WRITTEN REQUEST: Say how many lines include the word "this", using only a number.

RECORD LIST:
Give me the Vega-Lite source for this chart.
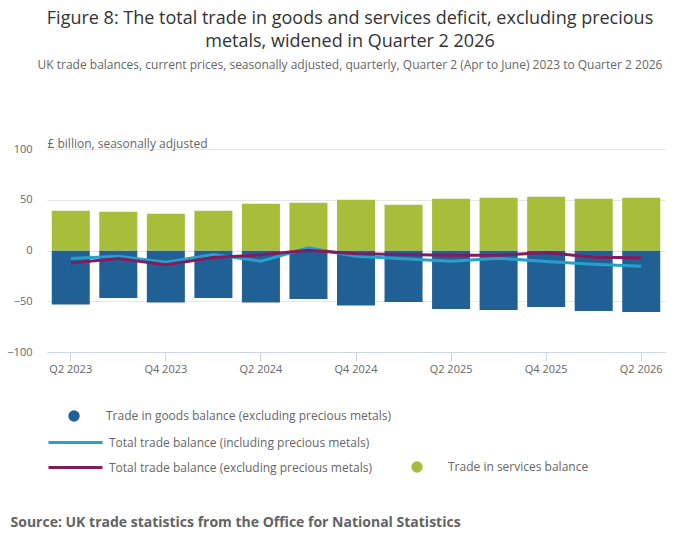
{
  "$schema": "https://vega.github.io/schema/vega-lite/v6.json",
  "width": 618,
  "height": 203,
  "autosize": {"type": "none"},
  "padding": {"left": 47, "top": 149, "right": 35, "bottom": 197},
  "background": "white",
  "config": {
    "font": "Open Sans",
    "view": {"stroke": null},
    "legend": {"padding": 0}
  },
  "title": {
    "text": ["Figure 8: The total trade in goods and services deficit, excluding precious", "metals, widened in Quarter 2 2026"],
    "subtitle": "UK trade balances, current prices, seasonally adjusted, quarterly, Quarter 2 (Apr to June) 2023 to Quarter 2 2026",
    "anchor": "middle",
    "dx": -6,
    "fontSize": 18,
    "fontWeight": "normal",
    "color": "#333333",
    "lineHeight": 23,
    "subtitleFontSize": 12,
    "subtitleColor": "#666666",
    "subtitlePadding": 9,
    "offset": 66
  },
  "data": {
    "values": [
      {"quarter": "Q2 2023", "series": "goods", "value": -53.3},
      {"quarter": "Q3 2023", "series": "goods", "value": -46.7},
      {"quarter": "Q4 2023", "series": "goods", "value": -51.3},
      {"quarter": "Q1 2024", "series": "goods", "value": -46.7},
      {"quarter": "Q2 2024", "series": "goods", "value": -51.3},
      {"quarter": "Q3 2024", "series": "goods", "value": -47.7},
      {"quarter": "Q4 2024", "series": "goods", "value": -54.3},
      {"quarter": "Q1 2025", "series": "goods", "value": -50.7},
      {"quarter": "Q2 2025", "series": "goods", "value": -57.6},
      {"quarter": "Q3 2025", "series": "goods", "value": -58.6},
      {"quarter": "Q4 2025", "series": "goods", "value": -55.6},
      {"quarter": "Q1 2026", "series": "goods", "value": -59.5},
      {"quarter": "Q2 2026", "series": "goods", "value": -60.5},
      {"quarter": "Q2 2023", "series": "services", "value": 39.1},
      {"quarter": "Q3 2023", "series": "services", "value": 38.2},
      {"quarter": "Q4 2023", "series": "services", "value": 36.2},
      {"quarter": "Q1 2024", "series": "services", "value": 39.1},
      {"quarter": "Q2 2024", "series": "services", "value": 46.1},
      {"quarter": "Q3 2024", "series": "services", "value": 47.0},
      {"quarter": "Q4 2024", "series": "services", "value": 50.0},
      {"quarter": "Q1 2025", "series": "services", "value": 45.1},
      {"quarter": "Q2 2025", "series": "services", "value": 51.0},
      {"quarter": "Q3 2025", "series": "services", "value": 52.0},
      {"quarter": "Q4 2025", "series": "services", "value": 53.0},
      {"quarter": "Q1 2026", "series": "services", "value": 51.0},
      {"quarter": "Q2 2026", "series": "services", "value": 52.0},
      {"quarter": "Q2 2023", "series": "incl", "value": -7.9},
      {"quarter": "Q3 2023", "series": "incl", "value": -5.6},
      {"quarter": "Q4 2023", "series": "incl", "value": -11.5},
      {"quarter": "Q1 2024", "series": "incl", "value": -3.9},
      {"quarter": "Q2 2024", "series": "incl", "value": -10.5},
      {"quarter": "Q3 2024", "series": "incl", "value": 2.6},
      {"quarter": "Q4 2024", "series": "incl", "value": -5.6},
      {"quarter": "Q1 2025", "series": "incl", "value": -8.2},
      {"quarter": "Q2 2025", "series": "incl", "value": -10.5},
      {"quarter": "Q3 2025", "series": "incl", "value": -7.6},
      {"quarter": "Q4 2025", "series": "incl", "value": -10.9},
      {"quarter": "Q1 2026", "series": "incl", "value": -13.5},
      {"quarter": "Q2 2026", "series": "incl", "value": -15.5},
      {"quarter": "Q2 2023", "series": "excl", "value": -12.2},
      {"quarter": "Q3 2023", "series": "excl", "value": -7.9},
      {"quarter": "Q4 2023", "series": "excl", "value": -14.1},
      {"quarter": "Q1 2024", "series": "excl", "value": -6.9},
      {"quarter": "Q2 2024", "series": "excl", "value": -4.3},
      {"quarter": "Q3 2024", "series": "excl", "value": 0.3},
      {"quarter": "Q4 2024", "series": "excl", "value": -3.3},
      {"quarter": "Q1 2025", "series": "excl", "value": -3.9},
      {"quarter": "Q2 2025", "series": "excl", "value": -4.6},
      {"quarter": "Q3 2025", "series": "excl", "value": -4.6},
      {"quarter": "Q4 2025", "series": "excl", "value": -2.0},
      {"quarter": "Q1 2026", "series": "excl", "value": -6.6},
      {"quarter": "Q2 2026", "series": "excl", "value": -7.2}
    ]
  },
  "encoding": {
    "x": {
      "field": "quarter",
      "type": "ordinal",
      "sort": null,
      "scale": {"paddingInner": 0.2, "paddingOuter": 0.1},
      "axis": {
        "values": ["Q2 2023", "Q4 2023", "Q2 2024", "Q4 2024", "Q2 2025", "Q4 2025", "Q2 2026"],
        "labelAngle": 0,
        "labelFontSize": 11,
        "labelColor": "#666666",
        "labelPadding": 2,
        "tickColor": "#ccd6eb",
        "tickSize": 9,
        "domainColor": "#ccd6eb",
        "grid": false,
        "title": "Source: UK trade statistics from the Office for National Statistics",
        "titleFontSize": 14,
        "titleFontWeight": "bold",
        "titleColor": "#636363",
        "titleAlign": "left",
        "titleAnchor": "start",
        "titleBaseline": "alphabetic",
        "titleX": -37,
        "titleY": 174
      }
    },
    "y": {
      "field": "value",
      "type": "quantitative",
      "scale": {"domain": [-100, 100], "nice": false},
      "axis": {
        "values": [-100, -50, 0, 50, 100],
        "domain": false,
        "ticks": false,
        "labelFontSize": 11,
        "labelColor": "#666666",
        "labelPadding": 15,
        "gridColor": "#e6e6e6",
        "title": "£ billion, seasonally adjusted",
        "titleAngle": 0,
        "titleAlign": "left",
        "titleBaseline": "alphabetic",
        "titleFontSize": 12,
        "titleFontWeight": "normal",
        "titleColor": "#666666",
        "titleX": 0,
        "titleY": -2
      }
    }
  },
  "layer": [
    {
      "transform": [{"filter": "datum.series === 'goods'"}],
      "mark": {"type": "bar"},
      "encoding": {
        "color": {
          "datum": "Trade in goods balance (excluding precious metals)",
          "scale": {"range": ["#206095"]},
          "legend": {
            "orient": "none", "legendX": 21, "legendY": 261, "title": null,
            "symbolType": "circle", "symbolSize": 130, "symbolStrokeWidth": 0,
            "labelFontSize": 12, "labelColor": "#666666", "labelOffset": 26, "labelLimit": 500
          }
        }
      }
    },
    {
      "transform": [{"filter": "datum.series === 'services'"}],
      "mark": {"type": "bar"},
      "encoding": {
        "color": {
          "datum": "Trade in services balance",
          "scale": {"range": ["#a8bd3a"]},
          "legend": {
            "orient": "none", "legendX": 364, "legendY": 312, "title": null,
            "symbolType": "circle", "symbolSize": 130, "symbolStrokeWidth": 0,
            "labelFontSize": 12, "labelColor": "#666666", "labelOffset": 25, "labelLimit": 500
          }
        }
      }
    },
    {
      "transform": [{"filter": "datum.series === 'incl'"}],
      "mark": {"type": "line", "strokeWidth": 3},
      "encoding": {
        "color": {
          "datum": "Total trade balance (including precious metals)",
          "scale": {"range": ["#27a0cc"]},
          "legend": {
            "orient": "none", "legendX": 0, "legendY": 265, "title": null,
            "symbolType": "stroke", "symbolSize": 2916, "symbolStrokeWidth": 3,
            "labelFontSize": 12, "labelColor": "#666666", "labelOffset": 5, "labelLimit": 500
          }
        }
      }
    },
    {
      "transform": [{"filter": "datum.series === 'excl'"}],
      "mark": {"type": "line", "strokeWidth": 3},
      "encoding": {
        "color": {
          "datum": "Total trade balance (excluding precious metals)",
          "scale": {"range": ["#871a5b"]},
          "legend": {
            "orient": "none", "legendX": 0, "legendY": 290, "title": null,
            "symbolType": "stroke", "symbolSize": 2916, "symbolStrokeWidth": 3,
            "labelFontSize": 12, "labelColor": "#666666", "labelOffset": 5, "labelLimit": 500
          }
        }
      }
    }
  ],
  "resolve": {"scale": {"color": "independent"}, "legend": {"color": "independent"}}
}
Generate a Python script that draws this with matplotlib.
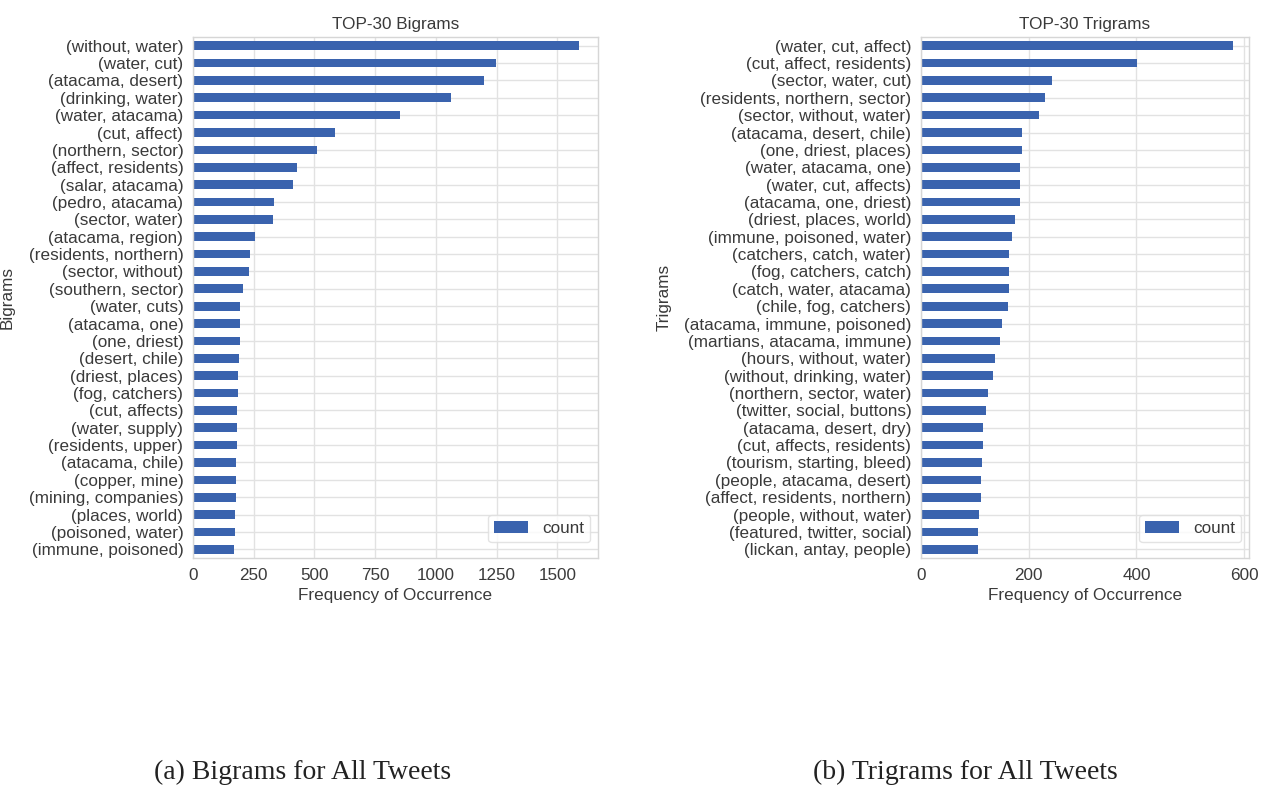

EXERCISE RESULT: 2